The tender offer is part of Mr. Cooper’s agreement to acquire Home Point Capital, which also includes the payment of $324 million in cash. In addition, Mr. Cooper is assuming $500 million in outstanding Home Point 5% senior notes due in February 2026, per the deal announced in May.
Heisman Merger Sub, a subsidiary of Mr. Cooper Group, is paying $2.33 per share net to the seller in cash, without interest thereon.
Mr. Cooper said that the depositary Equiniti Trust Company “indicated that 136,030,882 shares had been validly tendered into and not validly withdrawn from the tender offer, representing approximately 98.2% of the outstanding shares.”
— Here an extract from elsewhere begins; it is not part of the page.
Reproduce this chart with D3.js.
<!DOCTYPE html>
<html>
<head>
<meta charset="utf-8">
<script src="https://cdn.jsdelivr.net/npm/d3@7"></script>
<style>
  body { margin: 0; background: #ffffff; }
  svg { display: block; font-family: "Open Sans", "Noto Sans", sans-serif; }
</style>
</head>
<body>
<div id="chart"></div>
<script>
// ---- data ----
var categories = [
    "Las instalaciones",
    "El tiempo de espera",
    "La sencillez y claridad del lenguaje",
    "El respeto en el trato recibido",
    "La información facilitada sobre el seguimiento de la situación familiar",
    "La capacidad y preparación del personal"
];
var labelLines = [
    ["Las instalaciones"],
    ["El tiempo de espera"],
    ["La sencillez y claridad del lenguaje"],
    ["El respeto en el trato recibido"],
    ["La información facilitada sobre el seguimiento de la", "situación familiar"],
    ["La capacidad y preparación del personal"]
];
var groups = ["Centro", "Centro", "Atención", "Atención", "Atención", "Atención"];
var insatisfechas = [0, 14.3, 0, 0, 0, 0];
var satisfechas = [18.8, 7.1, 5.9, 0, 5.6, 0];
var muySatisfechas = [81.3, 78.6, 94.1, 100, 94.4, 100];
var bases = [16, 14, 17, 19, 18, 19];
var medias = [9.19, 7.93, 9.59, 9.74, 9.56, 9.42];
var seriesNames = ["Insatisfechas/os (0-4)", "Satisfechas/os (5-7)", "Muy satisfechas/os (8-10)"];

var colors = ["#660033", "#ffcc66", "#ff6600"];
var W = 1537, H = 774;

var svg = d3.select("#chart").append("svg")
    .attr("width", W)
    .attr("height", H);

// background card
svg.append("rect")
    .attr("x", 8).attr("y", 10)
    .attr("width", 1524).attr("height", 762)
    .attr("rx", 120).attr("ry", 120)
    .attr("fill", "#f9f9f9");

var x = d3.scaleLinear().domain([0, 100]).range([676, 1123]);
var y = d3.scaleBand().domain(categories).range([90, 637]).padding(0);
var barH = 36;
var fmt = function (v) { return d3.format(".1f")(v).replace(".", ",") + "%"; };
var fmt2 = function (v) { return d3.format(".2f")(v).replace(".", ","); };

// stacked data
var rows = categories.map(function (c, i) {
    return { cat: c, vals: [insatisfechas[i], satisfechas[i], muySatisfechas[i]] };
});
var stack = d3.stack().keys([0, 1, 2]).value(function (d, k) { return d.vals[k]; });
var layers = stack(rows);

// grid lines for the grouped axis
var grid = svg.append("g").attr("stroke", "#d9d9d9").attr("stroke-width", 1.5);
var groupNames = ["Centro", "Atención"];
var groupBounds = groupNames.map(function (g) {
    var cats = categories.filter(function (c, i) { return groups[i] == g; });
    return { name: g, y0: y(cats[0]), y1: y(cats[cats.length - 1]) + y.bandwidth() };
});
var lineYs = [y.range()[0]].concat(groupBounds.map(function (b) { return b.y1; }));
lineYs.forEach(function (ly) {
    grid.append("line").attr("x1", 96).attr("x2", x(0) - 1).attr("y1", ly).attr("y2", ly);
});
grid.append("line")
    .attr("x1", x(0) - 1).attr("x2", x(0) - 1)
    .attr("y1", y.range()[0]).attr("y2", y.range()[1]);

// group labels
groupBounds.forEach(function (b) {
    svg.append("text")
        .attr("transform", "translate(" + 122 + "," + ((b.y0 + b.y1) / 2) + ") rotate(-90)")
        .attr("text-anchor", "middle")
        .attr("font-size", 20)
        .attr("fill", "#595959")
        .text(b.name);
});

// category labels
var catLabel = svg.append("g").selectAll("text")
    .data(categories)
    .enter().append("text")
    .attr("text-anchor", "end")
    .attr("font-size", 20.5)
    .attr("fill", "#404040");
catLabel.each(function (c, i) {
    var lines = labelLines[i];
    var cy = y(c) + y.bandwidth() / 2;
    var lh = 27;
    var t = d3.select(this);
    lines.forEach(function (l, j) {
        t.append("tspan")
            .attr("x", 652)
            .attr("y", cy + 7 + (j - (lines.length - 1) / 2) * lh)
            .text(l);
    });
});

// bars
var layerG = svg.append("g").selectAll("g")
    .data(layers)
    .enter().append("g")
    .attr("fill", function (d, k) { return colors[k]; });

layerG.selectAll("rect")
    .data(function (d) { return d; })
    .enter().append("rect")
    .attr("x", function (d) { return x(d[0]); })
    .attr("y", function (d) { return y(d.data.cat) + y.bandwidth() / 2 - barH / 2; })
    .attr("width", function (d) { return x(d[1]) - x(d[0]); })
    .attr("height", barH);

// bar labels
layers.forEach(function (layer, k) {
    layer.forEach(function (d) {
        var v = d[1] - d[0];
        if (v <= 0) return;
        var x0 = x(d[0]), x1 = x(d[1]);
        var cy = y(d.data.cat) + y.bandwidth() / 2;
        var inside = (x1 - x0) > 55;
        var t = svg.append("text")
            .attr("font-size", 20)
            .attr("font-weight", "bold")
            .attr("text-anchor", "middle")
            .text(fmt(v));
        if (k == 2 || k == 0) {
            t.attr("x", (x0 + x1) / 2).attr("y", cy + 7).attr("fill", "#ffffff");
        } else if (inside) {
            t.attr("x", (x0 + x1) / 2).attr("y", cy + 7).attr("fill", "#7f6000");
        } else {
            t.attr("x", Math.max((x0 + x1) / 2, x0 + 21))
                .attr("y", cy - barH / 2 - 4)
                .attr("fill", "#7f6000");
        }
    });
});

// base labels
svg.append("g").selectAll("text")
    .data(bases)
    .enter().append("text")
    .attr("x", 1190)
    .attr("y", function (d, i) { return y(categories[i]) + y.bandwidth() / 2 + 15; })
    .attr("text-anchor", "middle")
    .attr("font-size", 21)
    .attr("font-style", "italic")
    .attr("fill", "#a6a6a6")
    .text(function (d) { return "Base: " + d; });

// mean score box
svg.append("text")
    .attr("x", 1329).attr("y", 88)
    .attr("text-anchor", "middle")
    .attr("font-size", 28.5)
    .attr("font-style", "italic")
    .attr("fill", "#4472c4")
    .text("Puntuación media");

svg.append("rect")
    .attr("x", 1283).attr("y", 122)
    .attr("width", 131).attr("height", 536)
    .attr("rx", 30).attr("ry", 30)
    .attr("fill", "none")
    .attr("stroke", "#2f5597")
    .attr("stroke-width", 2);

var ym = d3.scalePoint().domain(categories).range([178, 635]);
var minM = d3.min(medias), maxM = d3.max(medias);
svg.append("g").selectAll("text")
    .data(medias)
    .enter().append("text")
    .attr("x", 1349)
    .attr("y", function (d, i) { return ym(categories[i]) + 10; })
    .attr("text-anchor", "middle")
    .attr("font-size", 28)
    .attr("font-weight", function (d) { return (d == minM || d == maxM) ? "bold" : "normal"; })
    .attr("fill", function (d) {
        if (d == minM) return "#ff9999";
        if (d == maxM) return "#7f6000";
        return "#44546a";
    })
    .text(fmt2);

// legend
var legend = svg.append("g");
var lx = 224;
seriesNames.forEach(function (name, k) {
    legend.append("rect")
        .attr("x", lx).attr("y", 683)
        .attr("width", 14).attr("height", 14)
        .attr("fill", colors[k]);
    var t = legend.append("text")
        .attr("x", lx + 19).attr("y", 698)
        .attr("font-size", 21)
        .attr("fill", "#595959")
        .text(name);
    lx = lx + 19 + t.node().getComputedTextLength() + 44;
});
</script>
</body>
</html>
According to Mr. Cooper, the offer is conditioned to certain conditions, including consent from state mortgage regulators, the Government Mortgage Association, the Federal Home Loan Mortgage Corporation and the Federal National Mortgage Association.
“The tender offer was extended to allow additional time for the satisfaction of the remaining conditions to the tender offer,” the company said in a news release.
Mr. Cooper and Home Point Capital expect the deal to close in the third quarter of 2023.
After onboarding Home Point customers, Mr. Cooper will shut down the seller operations. In April, Michigan-based Home Point sold its wholesale origination business to The Loan Store.
Mr. Cooper is acquiring Home Point’s $84 billion servicing portfolio, which will contribute to its return on equity with an estimated 10% increase to operating earnings in the first year. Mr. Cooper also estimates a tangible book value increase of about $1 per share at closing.
Mr. Cooper had 4.1 million customers and $853 billion in unpaid principal balance (UPB) at the end of March. But the servicing portfolio is expected to grow as the company has been active in acquiring MSRs.